Fast forward to the present and I’m guessing that the next Town Report will sound much more bearish. I would not be surprised to see headlines like: “recyclables are down; trash volume is up; costs are doubling”.

But if I recall correctly, this was the year that Vermont’s new Universal Recycling Law (Act 148) was supposed to increase the recycling rate.

Well, the jury is still out on Act 148. To be fair, it’s just gone into effect, and there’s little doubt that recycling markets have been buffeted by the same economic forces that have recently caused such a maelstrom on Wall Street.

In fact, according to a June article in The Guardian, “the problems of recycling in America are both global and local. A storm of falling oil prices, a strong US dollar and a weakened economy in China have sent prices for American recyclables plummeting worldwide.”

Closer to home, in the short term, Act 148 may have compounded the solid waste problem by making it more difficult for towns such as Thetford to do business with out-of-state vendors who have access to a much wider array of recycling outlets than local vendors.

Take the case of Thetford Elementary School. Just last summer, students were elated to learn that the school had been chosen to receive a much coveted “Governor’s Award for Environmental Excellence.”

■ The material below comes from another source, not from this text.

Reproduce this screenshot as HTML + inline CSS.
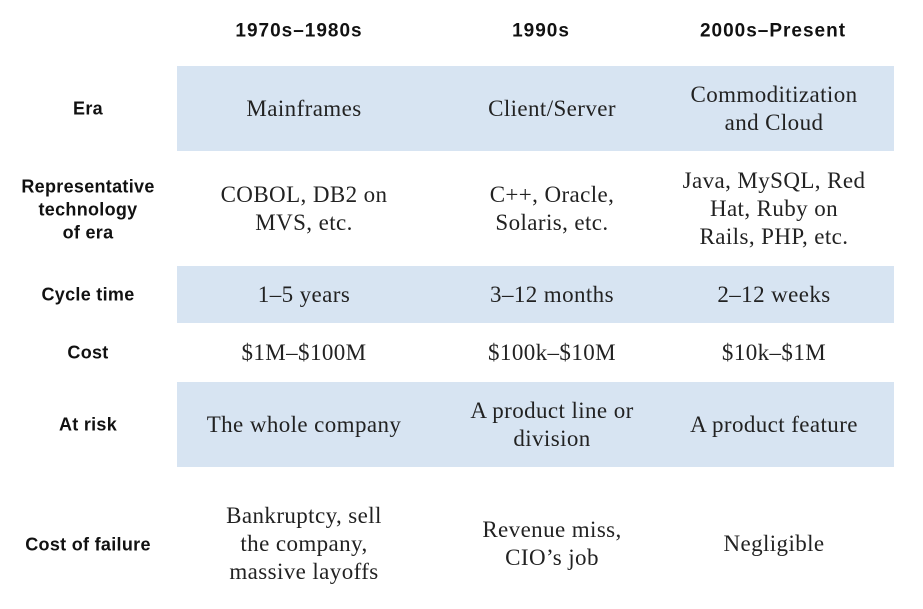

The award was for a school program called “Bust That Waste Stream” that had reduced school trash by 75%.

But elation soon turned to consternation when the Town was forced to switch to a Vermont based vendor. Almost overnight, the amount of trash going to the landfill doubled as the school was told that items such as milk cartons, styrofoam, hard plastic and paper cups were no longer acceptable.

Luckily the students and their advocates did not take things lying down. One young recycler wrote her state rep that she “…did the math and 35,400 juice and milk containers a year would be thrown away and put into a landfill instead of being reused.”

Ultimately the state rep intervened and a positive solution was found for Thetford Elementary. Perhaps a similar reversal in fortune can be achieved for recycling in general.

Thetford resident Skip Sturman is a retired college administrator and free lance writer.